Saturday, November 15, 2014

Wearing the same thing every day



Check out this guy, always wearing the same grey T-shirt and charcoal hoodie. You don't need a facial recognition algorithm to know who he is.

It's Social Overlord Mark Zuckerberg, of course. (Captured by his nemesis, Google.) Recently Zuckerberg did a Q&A at Facebook headquarters and was asked why he always wears the same grey T-shirt. He answered: "I really want to clear my life to make it so that I have to make as few decisions as possible about anything except how best to serve this community. […] I feel like I'm not doing my job if I spend any of my energy on things that are silly or frivolous."

I decided to blog about this, but as the blog post got more detailed I thought, "Why don't I actually pitch this as a feature story?" So I did… and you can read the rest of it over at Junkee. I'm glad they have a 'Style' section over there, so I can pitch these kinds of stories.

This has been one of my more popular stories lately. I'm surprised by the pageviews and the number of comments, and that it's got the biggest reach of anything I've posted on my Facebook page in the last three months. That said, the comments seem to have taken issue with the way I situate 'wearing the same thing every day' within a culture of technologised neoliberalism. Jeff Sparrow's essay on Soylent has been very influential in my thinking about this.

But of course there is the broader truism that anyone who actually uses the term 'neoliberalism' tends to do so suggesting it is a socially corrosive, structural phenomenon. Whereas those who might actually practise and enable neoliberalism rarely acknowledge it as a guiding philosophy at all, preferring to couch it as a climate of ideologically empty 'individual choice'.

To me, it seems obvious that much of tech culture's thinking about the body is instrumental – obsessed with what the body can be used to achieve, rather than how it looks or feels – and also can't be disentangled from the historic disparagement of the 'nerd body' and the way it's dressed.
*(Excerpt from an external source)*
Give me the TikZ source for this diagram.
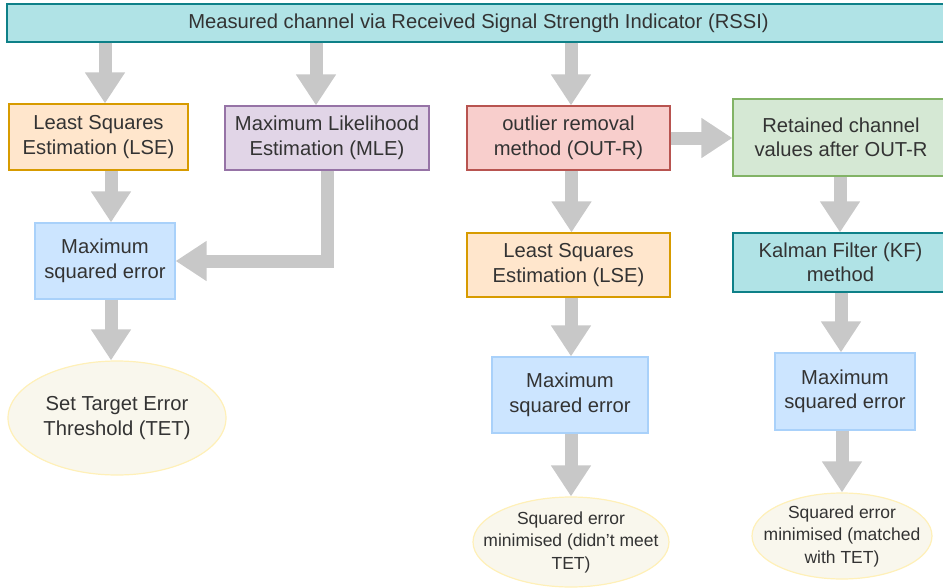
\documentclass[tikz,border=0pt]{standalone}
\usepackage{fontspec}
\setmainfont{Liberation Sans}
\usetikzlibrary{arrows.meta,shapes.geometric}
\definecolor{txt}{HTML}{333333}
\definecolor{arr}{HTML}{C8C8C8}
\definecolor{tealF}{HTML}{B0E3E6}\definecolor{tealD}{HTML}{0E8088}
\definecolor{orF}{HTML}{FFE6CC}\definecolor{orD}{HTML}{D79B00}
\definecolor{puF}{HTML}{E1D5E7}\definecolor{puD}{HTML}{9673A6}
\definecolor{reF}{HTML}{F8CECC}\definecolor{reD}{HTML}{B85450}
\definecolor{grF}{HTML}{D5E8D4}\definecolor{grD}{HTML}{82B366}
\definecolor{blF}{HTML}{CCE5FF}\definecolor{blD}{HTML}{A9D1FA}
\definecolor{elF}{HTML}{F9F7ED}\definecolor{elD}{HTML}{FFF0B8}
\begin{document}
\begin{tikzpicture}[x=1pt, y=-1pt,
  box/.style={draw, line width=1.2pt, inner sep=0pt, align=center, text=txt,
    font=\fontsize{20.2}{24.5}\selectfont},
  oval/.style={box, ellipse, draw=elD, fill=elF},
  small/.style={font=\fontsize{17.5}{22.5}\selectfont, inner xsep=-20pt, inner ysep=-3pt},
  blockarrow/.style={draw=arr, line width=13pt,
    -{Triangle[width=38pt, length=31pt, fill=arr]}}]
  \useasboundingbox (0,0) rectangle (943,587);

  % top bar
  \node[box, draw=tealD, fill=tealF, minimum width=943pt, minimum height=38pt]
    (rssi) at (478.5,23) {Measured channel via Received Signal Strength Indicator (RSSI)};

  % left branch
  \node[box, draw=orD, fill=orF, minimum width=179pt, minimum height=66pt]
    (lseA) at (98.5,137) {Least Squares\\Estimation (LSE)};
  \node[box, draw=puD, fill=puF, minimum width=204pt, minimum height=64pt]
    (mle) at (327,138) {Maximum Likelihood\\Estimation (MLE)};
  \node[box, draw=blD, fill=blF, minimum width=140pt, minimum height=76pt]
    (errA) at (105,261) {Maximum\\squared error};
  \node[oval, inner xsep=0pt, minimum width=218pt, minimum height=114pt]
    (tet) at (117,418) {Set Target Error\\Threshold (TET)};

  % right branch
  \node[box, draw=reD, fill=reF, minimum width=203pt, minimum height=64pt]
    (outr) at (568.5,138) {outlier removal\\method (OUT-R)};
  \node[box, draw=grD, fill=grF, minimum width=216pt, minimum height=77pt]
    (kept) at (841,137.5) {Retained channel\\values after OUT-R};
  \node[box, draw=orD, fill=orF, minimum width=203pt, minimum height=64pt]
    (lseB) at (568.5,265) {Least Squares\\Estimation (LSE)};
  \node[box, draw=tealD, fill=tealF, minimum width=215pt, minimum height=59pt]
    (kf) at (840.5,262.5) {Kalman Filter (KF)\\method};
  \node[box, draw=blD, fill=blF, minimum width=156pt, minimum height=76pt]
    (errB) at (570,395) {Maximum\\squared error};
  \node[box, draw=blD, fill=blF, minimum width=140pt, minimum height=77pt]
    (errC) at (845,391.5) {Maximum\\squared error};
  \node[oval, small, minimum width=196pt, minimum height=90pt]
    (resB) at (571,542) {Squared error\\minimised (didn't meet\\TET)};
  \node[oval, small, minimum width=180pt, minimum height=86pt]
    (resC) at (842,536) {Squared error\\minimised (matched\\with TET)};

  % arrows
  \draw[blockarrow] ([xshift=6.5pt]lseA.north |- rssi.south) -- ([xshift=6.5pt]lseA.north);
  \draw[blockarrow] ([xshift=-11pt]mle.north |- rssi.south) -- ([xshift=-11pt]mle.north);
  \draw[blockarrow] ([xshift=2.5pt]outr.north |- rssi.south) -- ([xshift=2.5pt]outr.north);
  \draw[blockarrow] ([xshift=12.5pt]lseA.south) -- ([xshift=12.5pt]lseA.south |- errA.north);
  \draw[blockarrow] (mle.south) |- (errA.east);
  \draw[blockarrow] ([xshift=6pt]errA.south) -- ([xshift=6pt]errA.south |- tet.north);
  \draw[blockarrow] (outr.east) -- (outr.east -| kept.west);
  \draw[blockarrow] ([xshift=3pt]outr.south) -- ([xshift=3pt]outr.south |- lseB.north);
  \draw[blockarrow] ([xshift=-1pt]kept.south) -- ([xshift=-1pt]kept.south |- kf.north);
  \draw[blockarrow] ([xshift=2.5pt]lseB.south) -- ([xshift=2.5pt]lseB.south |- errB.north);
  \draw[blockarrow] ([xshift=0.5pt]kf.south) -- ([xshift=0.5pt]kf.south |- errC.north);
  \draw[blockarrow] ([xshift=1pt]errB.south) -- ([xshift=1pt]errB.south |- resB.north);
  \draw[blockarrow] ([xshift=-3pt]errC.south) -- ([xshift=-3pt]errC.south |- resC.north);
\end{tikzpicture}
\end{document}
Popular culture has created this category of the 'nerd' or 'geek' as someone who lives 'in his head' (the nerd is a historically male category) and so consequently is either incompetent or uninterested in the social and aesthetic aspects of dress. When I as much as raised the issue of gender and the way that 'being interested in clothes' is feminised and hence devalued, commenters told me I was "reading too much into this". So I guess it's really about ethics in videogame journalism.

I also feel that some people who either identify as or get categorised as geeks might experience clothing primarily as a weapon of social distinction rather than as a source of joy or pleasure. At school, clothes are used to police in-crowds and are adopted as badges of honour by defiant subcultural outsiders. If you felt victimised by or wanted to opt out of all that bullshit, you might say, "I don't care about what I wear."

But as a researcher of clothes, I think very few people genuinely don't care about what they wear. I suspect that people who deliberately wear the same thing every day (rather than dress randomly from a limited pool of utilitarian clothes) actually have much more invested in the issue of clothing, and have a keener awareness of what their clothing says about them, than your stereotypical absent-minded professor whose mum or wife or workplace supplies his clothing.

So the semiotic question – what wearing the same thing every day might express about a person – is the issue I focus on in the Junkee feature.